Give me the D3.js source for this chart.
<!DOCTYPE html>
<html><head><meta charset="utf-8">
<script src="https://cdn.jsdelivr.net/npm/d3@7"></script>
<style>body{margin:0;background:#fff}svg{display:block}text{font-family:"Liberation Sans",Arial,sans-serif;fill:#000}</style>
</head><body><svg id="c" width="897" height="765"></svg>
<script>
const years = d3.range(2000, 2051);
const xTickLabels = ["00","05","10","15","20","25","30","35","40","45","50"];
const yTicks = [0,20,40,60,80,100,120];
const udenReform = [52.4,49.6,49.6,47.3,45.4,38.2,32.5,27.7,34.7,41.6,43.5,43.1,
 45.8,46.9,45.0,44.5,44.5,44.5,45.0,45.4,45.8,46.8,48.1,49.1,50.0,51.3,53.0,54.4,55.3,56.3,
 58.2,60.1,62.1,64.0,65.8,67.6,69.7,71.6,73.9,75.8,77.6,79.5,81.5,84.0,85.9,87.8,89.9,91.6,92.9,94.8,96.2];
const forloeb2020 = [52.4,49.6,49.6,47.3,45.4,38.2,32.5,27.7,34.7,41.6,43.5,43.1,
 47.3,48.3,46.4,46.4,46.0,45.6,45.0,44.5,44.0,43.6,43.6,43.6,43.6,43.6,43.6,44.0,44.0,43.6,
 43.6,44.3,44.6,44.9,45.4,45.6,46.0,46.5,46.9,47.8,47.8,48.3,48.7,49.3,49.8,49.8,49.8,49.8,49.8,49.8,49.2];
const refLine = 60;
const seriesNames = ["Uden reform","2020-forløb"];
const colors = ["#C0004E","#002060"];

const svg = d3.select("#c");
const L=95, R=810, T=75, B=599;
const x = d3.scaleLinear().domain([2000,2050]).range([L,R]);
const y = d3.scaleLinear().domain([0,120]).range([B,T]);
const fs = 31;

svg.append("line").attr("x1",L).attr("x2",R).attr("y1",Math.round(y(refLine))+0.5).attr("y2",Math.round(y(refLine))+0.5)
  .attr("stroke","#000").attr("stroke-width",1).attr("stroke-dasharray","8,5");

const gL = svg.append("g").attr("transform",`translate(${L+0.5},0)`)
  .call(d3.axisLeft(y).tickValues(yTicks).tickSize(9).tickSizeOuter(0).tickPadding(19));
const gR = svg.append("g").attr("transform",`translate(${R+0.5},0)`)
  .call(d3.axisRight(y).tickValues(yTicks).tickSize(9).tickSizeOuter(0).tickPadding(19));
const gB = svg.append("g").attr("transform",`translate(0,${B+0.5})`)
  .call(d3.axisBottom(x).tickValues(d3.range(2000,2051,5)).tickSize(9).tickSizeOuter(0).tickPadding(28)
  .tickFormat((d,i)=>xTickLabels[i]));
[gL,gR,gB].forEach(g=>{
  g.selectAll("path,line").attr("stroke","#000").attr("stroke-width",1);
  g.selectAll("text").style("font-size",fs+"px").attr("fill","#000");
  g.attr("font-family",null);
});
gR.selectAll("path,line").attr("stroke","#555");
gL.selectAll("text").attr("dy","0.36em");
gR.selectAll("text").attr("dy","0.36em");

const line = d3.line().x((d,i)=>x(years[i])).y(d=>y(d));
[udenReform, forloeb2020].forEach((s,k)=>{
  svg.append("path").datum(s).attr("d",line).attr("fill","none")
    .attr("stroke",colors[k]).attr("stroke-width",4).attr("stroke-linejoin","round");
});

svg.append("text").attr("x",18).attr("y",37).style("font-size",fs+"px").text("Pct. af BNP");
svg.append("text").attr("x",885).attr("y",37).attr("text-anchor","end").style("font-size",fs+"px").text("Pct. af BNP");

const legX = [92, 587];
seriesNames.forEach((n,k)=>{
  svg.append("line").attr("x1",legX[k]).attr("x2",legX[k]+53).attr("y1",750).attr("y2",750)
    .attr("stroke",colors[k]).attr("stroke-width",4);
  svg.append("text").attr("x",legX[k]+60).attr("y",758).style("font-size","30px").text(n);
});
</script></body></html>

• • • •

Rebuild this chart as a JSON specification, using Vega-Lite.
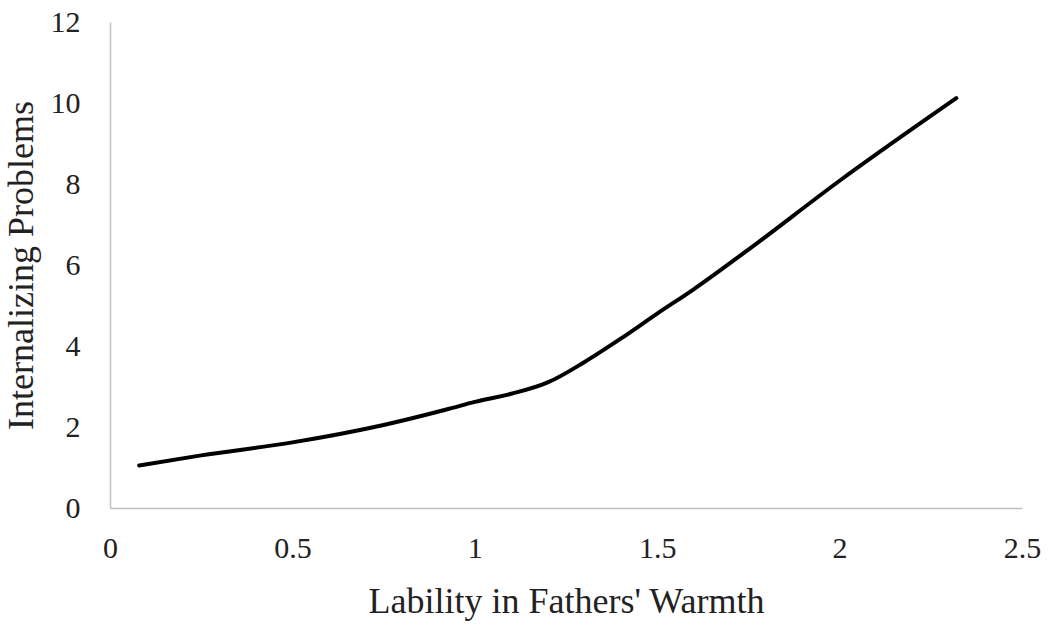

• • • •

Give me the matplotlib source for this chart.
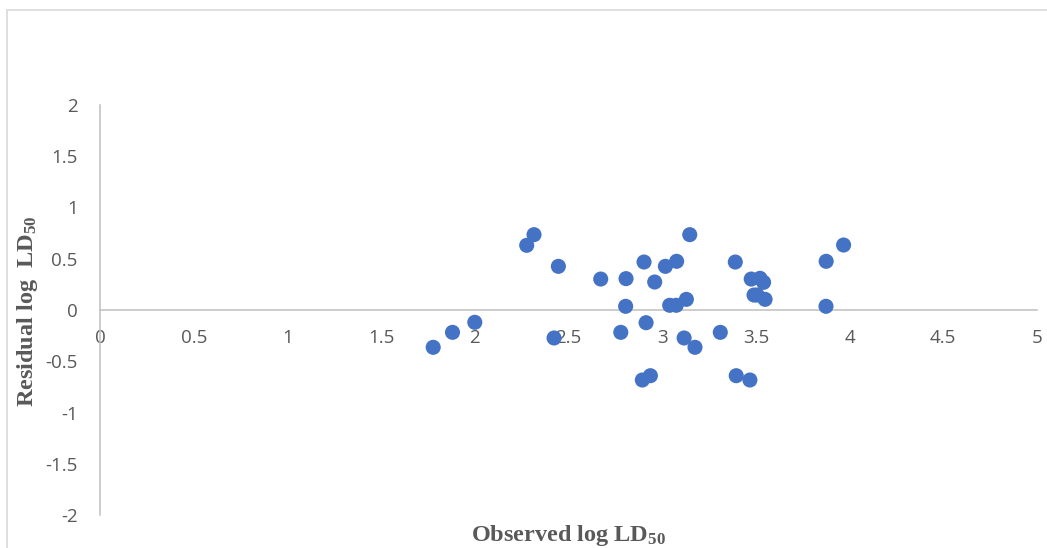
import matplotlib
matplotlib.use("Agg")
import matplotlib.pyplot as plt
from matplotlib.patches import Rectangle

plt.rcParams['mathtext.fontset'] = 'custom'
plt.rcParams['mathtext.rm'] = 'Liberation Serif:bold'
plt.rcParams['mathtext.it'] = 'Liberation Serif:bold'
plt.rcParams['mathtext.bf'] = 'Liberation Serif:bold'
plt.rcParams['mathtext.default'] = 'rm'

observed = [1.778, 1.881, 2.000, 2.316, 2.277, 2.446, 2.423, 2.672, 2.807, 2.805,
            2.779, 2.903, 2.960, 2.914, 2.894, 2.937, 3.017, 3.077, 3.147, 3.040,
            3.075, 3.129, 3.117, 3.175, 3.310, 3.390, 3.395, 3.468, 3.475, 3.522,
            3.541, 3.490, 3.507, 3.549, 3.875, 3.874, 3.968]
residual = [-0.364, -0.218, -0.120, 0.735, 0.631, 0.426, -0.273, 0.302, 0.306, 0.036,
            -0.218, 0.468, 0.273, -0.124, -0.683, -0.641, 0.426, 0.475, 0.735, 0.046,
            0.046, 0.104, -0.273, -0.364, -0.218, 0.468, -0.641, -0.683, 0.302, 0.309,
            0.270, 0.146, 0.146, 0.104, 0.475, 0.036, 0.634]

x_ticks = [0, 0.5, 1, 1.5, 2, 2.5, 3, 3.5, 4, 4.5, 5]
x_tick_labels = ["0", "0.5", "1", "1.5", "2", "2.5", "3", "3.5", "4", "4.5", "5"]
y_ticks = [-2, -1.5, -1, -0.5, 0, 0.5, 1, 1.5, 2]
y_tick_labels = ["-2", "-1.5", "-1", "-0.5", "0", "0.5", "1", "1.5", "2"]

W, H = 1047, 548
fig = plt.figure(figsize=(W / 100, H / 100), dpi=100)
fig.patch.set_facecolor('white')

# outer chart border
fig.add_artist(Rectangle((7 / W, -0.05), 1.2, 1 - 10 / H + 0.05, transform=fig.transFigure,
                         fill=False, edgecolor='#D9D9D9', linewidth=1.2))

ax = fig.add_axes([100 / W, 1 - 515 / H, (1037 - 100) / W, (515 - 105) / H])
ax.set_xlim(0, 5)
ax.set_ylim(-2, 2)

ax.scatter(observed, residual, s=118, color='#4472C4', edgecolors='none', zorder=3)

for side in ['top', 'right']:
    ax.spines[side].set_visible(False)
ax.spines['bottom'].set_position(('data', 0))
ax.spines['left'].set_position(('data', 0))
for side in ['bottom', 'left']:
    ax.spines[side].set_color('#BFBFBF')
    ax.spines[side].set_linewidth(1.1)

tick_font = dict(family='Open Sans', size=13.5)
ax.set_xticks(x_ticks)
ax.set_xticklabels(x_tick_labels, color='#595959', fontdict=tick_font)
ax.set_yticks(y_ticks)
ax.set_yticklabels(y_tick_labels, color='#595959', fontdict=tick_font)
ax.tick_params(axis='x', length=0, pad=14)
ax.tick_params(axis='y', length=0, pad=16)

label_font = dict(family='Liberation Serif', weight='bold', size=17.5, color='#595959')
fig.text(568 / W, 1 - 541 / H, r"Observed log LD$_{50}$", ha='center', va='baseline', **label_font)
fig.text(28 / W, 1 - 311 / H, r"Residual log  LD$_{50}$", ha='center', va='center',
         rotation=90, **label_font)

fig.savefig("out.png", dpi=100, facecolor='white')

• • • •

Make an exact copy of the lines from the one with "Give me the matplotlib source for this chart." through the one with "plt.rcParams['mathtext.default'] = 'rm'", both ends in, and nothing else. Drop every picture.

Give me the matplotlib source for this chart.
import matplotlib
matplotlib.use("Agg")
import matplotlib.pyplot as plt
from matplotlib.patches import Rectangle

plt.rcParams['mathtext.fontset'] = 'custom'
plt.rcParams['mathtext.rm'] = 'Liberation Serif:bold'
plt.rcParams['mathtext.it'] = 'Liberation Serif:bold'
plt.rcParams['mathtext.bf'] = 'Liberation Serif:bold'
plt.rcParams['mathtext.default'] = 'rm'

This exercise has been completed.